Operator Precedence/Boolean Logic

Lawrence D’Oliveiro lawrencedo99 at gmail.com
Wed Jun 22 03:42:10 EDT 2016


On Wednesday, June 22, 2016 at 3:40:22 PM UTC+12, Elizabeth Weiss wrote:
> I am a little confused as to how this is False:
> 
> False==(False or True)
> 
> I would think it is True because False==False is true. 
> 
> I think the parenthesis are confusing me. 

No, it is the meanings of the boolean operators in Python. The rules are:

* boolean operators don’t have to operate on boolean values. The language spec <https://docs.python.org/3/reference/expressions.html#boolean-operations> says:

    “...the following values are interpreted as false: False, None, numeric
    zero of all types, and empty strings and containers (including strings,
    tuples, lists, dictionaries, sets and frozensets). All other values are
    interpreted as true.”

I feel that’s a needlessly complicated rule.
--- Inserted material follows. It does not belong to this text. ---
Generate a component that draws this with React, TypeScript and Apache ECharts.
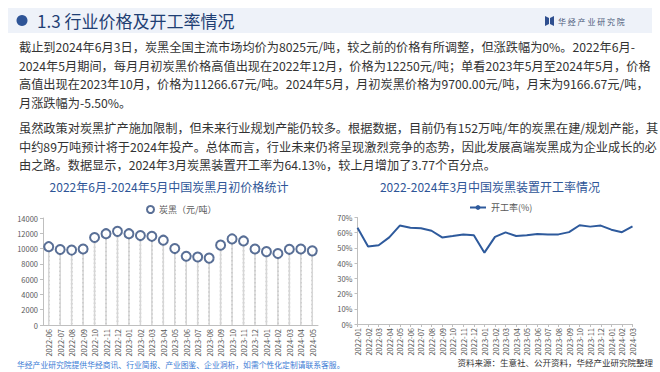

It would have been simpler if boolean operators (and conditional expressions like in if-statements and while-statements) only allowed values of boolean types. But that’s one of the few warts in the design of Python...

* the meaning of “A or B” is: “return A if it evaluates to true, else return B”. Correspondingly, the meaning of “A and B” is: “return A if it evaluates to false, else return B”.

Does that give you enough clues to understand what is going on?